Before the Apostle Paul slammed sexual immorality in Romans 1, he set the table with a discourse on truth. Look carefully at verses 18-22:

For the wrath of God is revealed from heaven against all ungodliness and unrighteousness of men who suppress the truth in unrighteousness, because that which is known about God is evident within them; for God made it evident to them. For since the creation of the world His invisible attributes, His eternal power and divine nature, have been clearly seen, being understood through what has been made, so that they are without excuse. For even though they knew God, they did not honor Him as God or give thanks, but they became futile in their speculations, and their foolish heart was darkened. Professing to be wise, they became fools

Of particular importance is the phrase, men who suppress the truth in unrighteousness. The truth can only be suppressed (or hidden, ‘held’ in the parlance of the King James) in the minds and wills of ungodly people. I can’t suppress what has been revealed to you. I can only hide from it in my own mind and claim to have a different truth. And that is why Paul concludes, “Professing to be wise, they became fools…”

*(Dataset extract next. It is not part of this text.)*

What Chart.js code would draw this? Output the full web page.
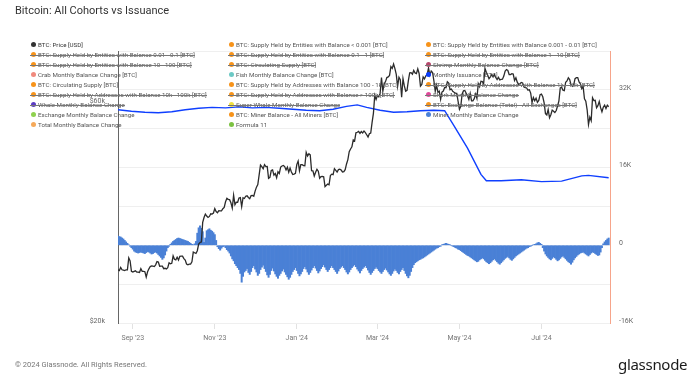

There is no way to change or alter the truth. All that any of us can do is see it and then either accept or suppress it within ourselves. There is no such thing as ‘your truth’ or ‘my truth.’ There is only THE truth.

C.S. Lewis wrote in The Weight of Glory,

“I believe in Christianity as I believe that the Sun has risen, not only because I see it, but because by it I see everything else.”

It’s not hard to see the Light. It is, however, a futile and foolish decision to pretend it's not really there.